In src/bbcore/sequence_learner.c please update the save and load functions:

// =============================================================================
// Save
// =============================================================================
void sequence_learner_save(struct SequenceLearner* sl, const char* file) {
    FILE *fptr;

    // check if file can be opened
    if ((fptr = fopen(file,"wb")) == NULL) {
       printf("Error in sequence_learner_save(): cannot open file");
       exit(1);
    }

    // check if block has been initialized
    if (sl->init_flag == 0) {
        printf("Error in sequence_learner_save(): block not initialized\n");
    }

    struct CoincidenceSet* cs;

    // save hidden coincidence detector receptor addresses and permanences
    for (uint32_t d = 0; d < sl->num_d; d++) {
        cs = &sl->d_hidden[d];
        fwrite(cs->addrs, cs->num_r * sizeof(cs->addrs[0]), 1, fptr);
        fwrite(cs->perms, cs->num_r * sizeof(cs->perms[0]), 1, fptr);
    }

    // save output coincidence detector receptor addresses and permanences
    for (uint32_t d = 0; d < sl->num_d; d++) {
        cs = &sl->d_output[d];
        fwrite(cs->addrs, cs->num_r * sizeof(cs->addrs[0]), 1, fptr);
        fwrite(cs->perms, cs->num_r * sizeof(cs->perms[0]), 1, fptr);        
    }

    // save next available coincidence detector on each statelet
    fwrite(sl->s_next_d, sl->num_s * sizeof(sl->s_next_d[0]), 1, fptr);

    fclose(fptr);
}

// =============================================================================
// Load
// =============================================================================
void sequence_learner_load(struct SequenceLearner* sl, const char* file) {
    FILE *fptr;

    // check if file can be opened
    if ((fptr = fopen(file,"rb")) == NULL) {
       printf("Error in sequence_learner_load(): cannot open file\n");
       exit(1);
    }

    // check if block has been initialized
    if (sl->init_flag == 0) {
        printf("Error in sequence_learner_load(): block not initialized\n");
    }

    struct CoincidenceSet* cs;

    // load hidden coincidence detector receptor addresses and permanences
    for (uint32_t d = 0; d < sl->num_d; d++) {
        cs = &sl->d_hidden[d];
        fread(cs->addrs, cs->num_r * sizeof(cs->addrs[0]), 1, fptr);
        fread(cs->perms, cs->num_r * sizeof(cs->perms[0]), 1, fptr);
    }

    // load output coincidence detector receptor addresses and permanences
    for (uint32_t d = 0; d < sl->num_d; d++) {
        cs = &sl->d_output[d];
        fread(cs->addrs, cs->num_r * sizeof(cs->addrs[0]), 1, fptr);
        fread(cs->perms, cs->num_r * sizeof(cs->perms[0]), 1, fptr);        
    }

    // load next available coincidence detector on each statelet
    fread(sl->s_next_d, sl->num_s * sizeof(sl->s_next_d[0]), 1, fptr);

    fclose(fptr); 
}
vaibhavch commented 3 years ago

now I need to do sl.initialize() before sl.load()to make it work . it is weird that anomaly score is different every time with same reset sequence though learning disabled sl.compute(learn=False)

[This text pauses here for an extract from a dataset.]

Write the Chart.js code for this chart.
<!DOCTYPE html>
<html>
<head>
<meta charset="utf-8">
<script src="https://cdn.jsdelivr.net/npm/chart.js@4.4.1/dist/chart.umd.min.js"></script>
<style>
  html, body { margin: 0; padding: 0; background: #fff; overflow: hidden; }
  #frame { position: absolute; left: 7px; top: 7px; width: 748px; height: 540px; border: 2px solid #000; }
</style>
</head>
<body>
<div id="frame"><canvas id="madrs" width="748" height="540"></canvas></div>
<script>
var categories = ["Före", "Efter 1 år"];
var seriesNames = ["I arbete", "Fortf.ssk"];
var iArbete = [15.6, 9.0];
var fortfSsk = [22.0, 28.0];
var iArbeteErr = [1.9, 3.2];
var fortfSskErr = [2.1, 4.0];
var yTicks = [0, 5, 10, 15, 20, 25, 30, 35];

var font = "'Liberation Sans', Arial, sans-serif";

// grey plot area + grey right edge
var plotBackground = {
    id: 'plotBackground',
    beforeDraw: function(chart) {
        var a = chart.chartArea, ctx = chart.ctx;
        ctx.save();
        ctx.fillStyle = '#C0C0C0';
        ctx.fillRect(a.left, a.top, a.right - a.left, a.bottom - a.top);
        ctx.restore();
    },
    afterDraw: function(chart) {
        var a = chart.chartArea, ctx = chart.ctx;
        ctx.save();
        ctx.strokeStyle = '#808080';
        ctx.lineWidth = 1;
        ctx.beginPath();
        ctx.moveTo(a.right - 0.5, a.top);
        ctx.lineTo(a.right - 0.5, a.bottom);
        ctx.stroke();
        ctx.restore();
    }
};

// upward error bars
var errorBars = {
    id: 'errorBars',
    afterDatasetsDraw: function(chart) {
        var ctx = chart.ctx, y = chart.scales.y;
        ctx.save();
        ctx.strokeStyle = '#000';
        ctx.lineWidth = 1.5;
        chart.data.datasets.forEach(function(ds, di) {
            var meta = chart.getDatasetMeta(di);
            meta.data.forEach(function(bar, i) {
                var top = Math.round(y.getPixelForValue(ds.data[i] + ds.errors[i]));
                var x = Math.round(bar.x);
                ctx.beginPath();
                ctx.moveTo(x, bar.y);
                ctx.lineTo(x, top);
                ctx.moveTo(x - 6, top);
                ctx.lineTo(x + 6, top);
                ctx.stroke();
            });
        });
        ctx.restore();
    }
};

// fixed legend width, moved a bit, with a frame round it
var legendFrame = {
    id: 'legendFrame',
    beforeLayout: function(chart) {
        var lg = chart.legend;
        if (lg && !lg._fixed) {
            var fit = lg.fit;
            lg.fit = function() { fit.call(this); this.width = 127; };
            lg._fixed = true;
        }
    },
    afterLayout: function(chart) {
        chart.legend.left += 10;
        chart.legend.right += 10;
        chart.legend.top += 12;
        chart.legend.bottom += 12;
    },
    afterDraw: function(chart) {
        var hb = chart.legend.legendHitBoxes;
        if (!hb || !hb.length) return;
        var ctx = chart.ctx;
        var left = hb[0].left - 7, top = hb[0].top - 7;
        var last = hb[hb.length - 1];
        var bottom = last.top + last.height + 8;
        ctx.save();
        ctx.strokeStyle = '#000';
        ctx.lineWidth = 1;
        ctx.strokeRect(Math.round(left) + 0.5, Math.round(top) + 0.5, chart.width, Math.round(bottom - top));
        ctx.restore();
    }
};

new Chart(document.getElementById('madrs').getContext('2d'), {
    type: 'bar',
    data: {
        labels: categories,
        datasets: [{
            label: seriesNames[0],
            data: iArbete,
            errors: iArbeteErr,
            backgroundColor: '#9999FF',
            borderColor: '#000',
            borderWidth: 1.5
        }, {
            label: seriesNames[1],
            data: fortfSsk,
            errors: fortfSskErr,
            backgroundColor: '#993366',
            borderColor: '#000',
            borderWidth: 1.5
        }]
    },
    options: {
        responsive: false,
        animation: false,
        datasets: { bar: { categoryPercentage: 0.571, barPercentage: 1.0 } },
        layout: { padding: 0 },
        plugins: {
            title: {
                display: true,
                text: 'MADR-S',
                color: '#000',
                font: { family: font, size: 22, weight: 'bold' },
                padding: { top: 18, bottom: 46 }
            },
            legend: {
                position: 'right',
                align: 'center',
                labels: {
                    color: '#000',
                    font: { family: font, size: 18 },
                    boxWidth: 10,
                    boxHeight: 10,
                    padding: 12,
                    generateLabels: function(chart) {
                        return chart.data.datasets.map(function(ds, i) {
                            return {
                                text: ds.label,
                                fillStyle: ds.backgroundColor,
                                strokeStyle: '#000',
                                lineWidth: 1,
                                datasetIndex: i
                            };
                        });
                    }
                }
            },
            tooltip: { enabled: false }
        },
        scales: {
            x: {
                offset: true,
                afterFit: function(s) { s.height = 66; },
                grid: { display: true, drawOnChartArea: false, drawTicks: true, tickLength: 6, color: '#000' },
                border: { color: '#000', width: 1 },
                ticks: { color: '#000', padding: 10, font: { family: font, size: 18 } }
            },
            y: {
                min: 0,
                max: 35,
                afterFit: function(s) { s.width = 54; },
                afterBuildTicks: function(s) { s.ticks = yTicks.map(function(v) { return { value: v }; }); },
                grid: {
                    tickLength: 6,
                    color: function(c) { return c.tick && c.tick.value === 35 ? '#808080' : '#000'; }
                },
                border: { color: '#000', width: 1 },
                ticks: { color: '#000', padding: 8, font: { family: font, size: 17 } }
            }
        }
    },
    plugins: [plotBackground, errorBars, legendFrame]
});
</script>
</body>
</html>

ddigiorg commented 3 years ago

I will update the source code to automatically initialize the block when sl.load() is called. Can you share the code in your script? I'd like to help debug it or fix any BrainBlocks issues if necessary.

vaibhavch commented 3 years ago

train.py

hgt = HyperGridTransform(num_grids=100, num_bins=32, num_subspace_dims=1)
b0 = BlankBlock(num_s=hgt.num_bits)
sl = SequenceLearner(num_spc=10, num_dps=10, num_rpd=10, d_thresh=6, perm_thr=1, perm_inc=1, perm_dec=0) 
sl.input.add_child(b0.output)
df = prepare_data() # this function returns a pandas data frame consisting 30 columns
idf =  idf.drop('signal', 1) # this column is a label so we drop it for input

for index in range(10,len(df)-10):
   edf = pd.DataFrame() 
   if int(df['signal'].iloc[index]) == 1:
      edf = edf.append(idf[index-10:index]) # collecting 10 row sequences based on signal column
   else:
    continue

   X = edf.to_numpy()
   hgt.fit(X)
   X_bits = hgt.transform(X)

   for k in range(len(X_bits)):
      X_array = X_bits[k, :].flatten()
      b0.output.bits = X_array
      sl.compute(learn=True)
   b0.clear()
   sl.clear()
sl.save(file_str='sl.bin')

test.py

hgt = HyperGridTransform(num_grids=100, num_bins=32, num_subspace_dims=1)
b0 = BlankBlock(num_s=hgt.num_bits)
sl = SequenceLearner(num_spc=10, num_dps=10, num_rpd=10, d_thresh=6, perm_thr=1, perm_inc=1, perm_dec=0) 
sl.input.add_child(b0.output)
sl.initialize()
sl.load(file_str='sl.bin')

edf = df[17970:17980]  # this is one of the sequence used in training
print(edf) 
X = edf.to_numpy()
X_bits = hgt.transform(X)

for k in range(len(X_bits)):
  X_array = X_bits[k, :].flatten()
  b0.output.bits = X_array
  sl.compute(learn=False)
  if k == len(X_bits) - 1:
    score = sl.get_score()   #predicting score on last row
    print(score)

if we run test.py, anomaly score is different every time. same sequence, different anomaly every run

jacobeverist commented 3 years ago

At least one source of your difficulty would be the HyperGridTransform being newly created for each script. Currently we don't have a feature to save its configuration. So whenever you create one, it's completely different.

One thing you can do is pass in a seed for the random number generator. For the constructor, add the following keyword argument:

random_state=0

This ensures that the randomly created configuration is the same for both train and test scripts.

Also, make sure you "fit()" the HGT on the same data for each case. That way you know it is configured identically.

jacobeverist commented 3 years ago

@vaibhavch Did making the recommended changes to the HGT result in more consistent performance?

vaibhavch commented 3 years ago

Thanks, passing the seed solved the issue.